[WHAT IS REQUIRED] Everything from the first line of the data below through the line that contains "import * as" should be written out exactly, please, and nothing more; the pictures stay out.

----

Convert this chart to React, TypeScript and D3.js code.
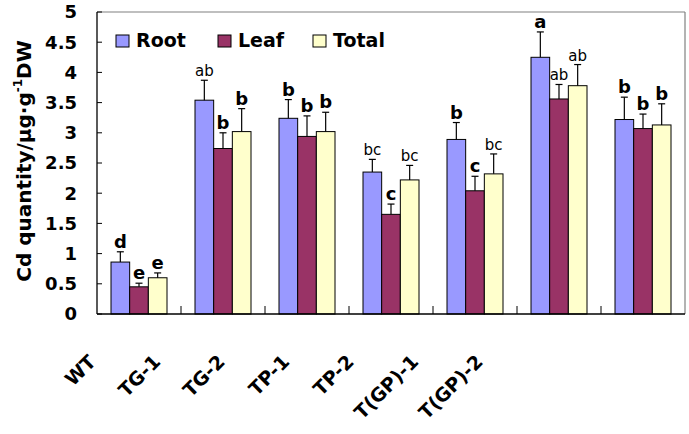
import React from "react";
import * as d3 from "d3";

const categories = ["WT", "TG-1", "TG-2", "TP-1", "TP-2", "T(GP)-1", "T(GP)-2"];
const seriesNames = ["Root", "Leaf", "Total"];
const rootValues = [0.86, 3.54, 3.24, 2.35, 2.89, 4.25, 3.22];
const leafValues = [0.45, 2.74, 2.94, 1.65, 2.04, 3.56, 3.07];
const totalValues = [0.6, 3.02, 3.02, 2.22, 2.32, 3.78, 3.13];
const rootErrors = [0.17, 0.33, 0.31, 0.21, 0.28, 0.42, 0.37];
const leafErrors = [0.06, 0.26, 0.34, 0.17, 0.24, 0.24, 0.24];
const totalErrors = [0.08, 0.38, 0.32, 0.24, 0.33, 0.35, 0.35];
const rootLetters = ["d", "ab", "b", "bc", "b", "a", "b"];
const leafLetters = ["e", "b", "b", "c", "c", "ab", "b"];
const totalLetters = ["e", "b", "b", "bc", "bc", "ab", "b"];
const yTicks = [0, 0.5, 1, 1.5, 2, 2.5, 3, 3.5, 4, 4.5, 5];
const colors = ["#9999FF", "#993366", "#FFFFCC"];

const W = 689;
const H = 434;
const left = 97;
const right = 685;
const top = 12;
const bottom = 314;

const BOLD = "'DejaVu Sans', sans-serif";

export default function App() {
  const x = d3
    .scaleBand<string>()
    .domain(categories)
    .range([left, right])
    .paddingInner(1 / 3)
    .paddingOuter(1 / 6);
  const xs = d3.scaleBand<string>().domain(seriesNames).range([0, x.bandwidth()]);
  const y = d3.scaleLinear().domain([0, 5]).range([bottom, top]);
  const labelX = d3.scalePoint<string>().domain(categories).range([97, 484]);

  const vals = [rootValues, leafValues, totalValues];
  const errs = [rootErrors, leafErrors, totalErrors];
  const letters = [rootLetters, leafLetters, totalLetters];
  const step = x.step();

  return (
    <svg width={W} height={H} style={{ display: "block", position: "absolute", left: 0, top: 0 }}>
      <rect x={0} y={0} width={W} height={H} fill="#fff" />
      {/* frame */}
      <line x1={left} x2={right} y1={top} y2={top} stroke="#808080" strokeWidth={1.2} />
      <line x1={right} x2={right} y1={top} y2={bottom} stroke="#808080" strokeWidth={1.2} />
      {/* bars */}
      {categories.map((c, i) =>
        seriesNames.map((s, j) => {
          const v = vals[j][i];
          const e = errs[j][i];
          const bx = (x(c) as number) + (xs(s) as number);
          const bw = xs.bandwidth();
          const cx = bx + bw / 2;
          const letter = letters[j][i];
          const isBold = letter.length === 1;
          return (
            <g key={c + s}>
              <rect x={bx} y={y(v)} width={bw} height={y(0) - y(v)} fill={colors[j]} stroke="#000" strokeWidth={1} />
              <line x1={cx} x2={cx} y1={y(v)} y2={y(v + e)} stroke="#000" strokeWidth={1.2} />
              <line x1={cx - 3.5} x2={cx + 3.5} y1={y(v + e)} y2={y(v + e)} stroke="#000" strokeWidth={1.2} />
              <text
                x={cx}
                y={y(v + e) - 4}
                textAnchor="middle"
                fontFamily={BOLD}
                fontWeight={isBold ? "bold" : "normal"}
                fontSize={isBold ? 18 : 15}
                fill="#000"
              >
                {letter}
              </text>
            </g>
          );
        })
      )}
      {/* axes */}
      <line x1={left} x2={left} y1={top} y2={bottom} stroke="#000" strokeWidth={1.3} />
      <line x1={left} x2={right} y1={bottom} y2={bottom} stroke="#000" strokeWidth={1.3} />
      {yTicks.map((t) => (
        <g key={t}>
          <line x1={left} x2={left + 5} y1={y(t)} y2={y(t)} stroke="#000" strokeWidth={1} />
          <text
            x={77}
            y={y(t)}
            dy="0.36em"
            textAnchor="end"
            fontFamily={BOLD}
            fontWeight="bold"
            fontSize={18}
            fill="#000"
          >
            {String(t)}
          </text>
        </g>
      ))}
      {categories.slice(1).map((c) => {
        const tx = (x(c) as number) - (step - x.bandwidth()) / 2;
        return <line key={c} x1={tx} x2={tx} y1={bottom} y2={bottom - 8} stroke="#000" strokeWidth={1} />;
      })}
      {/* x labels */}
      {categories.map((c) => (
        <text
          key={c}
          transform={`translate(${labelX(c)},363) rotate(-45)`}
          textAnchor="end"
          fontFamily={BOLD}
          fontWeight="bold"
          fontSize={19}
          fill="#000"
        >
          {c}
        </text>
      ))}
      {/* y title */}
      <text
        transform={`translate(31,161) rotate(-90)`}
        textAnchor="middle"
        fontFamily={BOLD}
        fontWeight="bold"
        fontSize={20}
        fill="#000"
      >
        Cd quantity/μg·g
        <tspan fontSize={12} dy={-9}>-1</tspan>
        <tspan dy={9}>DW</tspan>
      </text>
      {/* legend */}
      {seriesNames.map((s, j) => {
        const lx = [116, 218, 313][j];
        return (
          <g key={s}>
            <rect x={lx} y={35} width={13} height={12} fill={colors[j]} stroke="#000" strokeWidth={1} />
            <text x={lx + 20} y={47} fontFamily={BOLD} fontWeight="bold" fontSize={19} fill="#000">
              {s}
            </text>
          </g>
        );
      })}
    </svg>
  );
}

----

[FINISHED EXERCISE]
Convert this chart to React, TypeScript and D3.js code.
import React from "react";
import * as d3 from "d3";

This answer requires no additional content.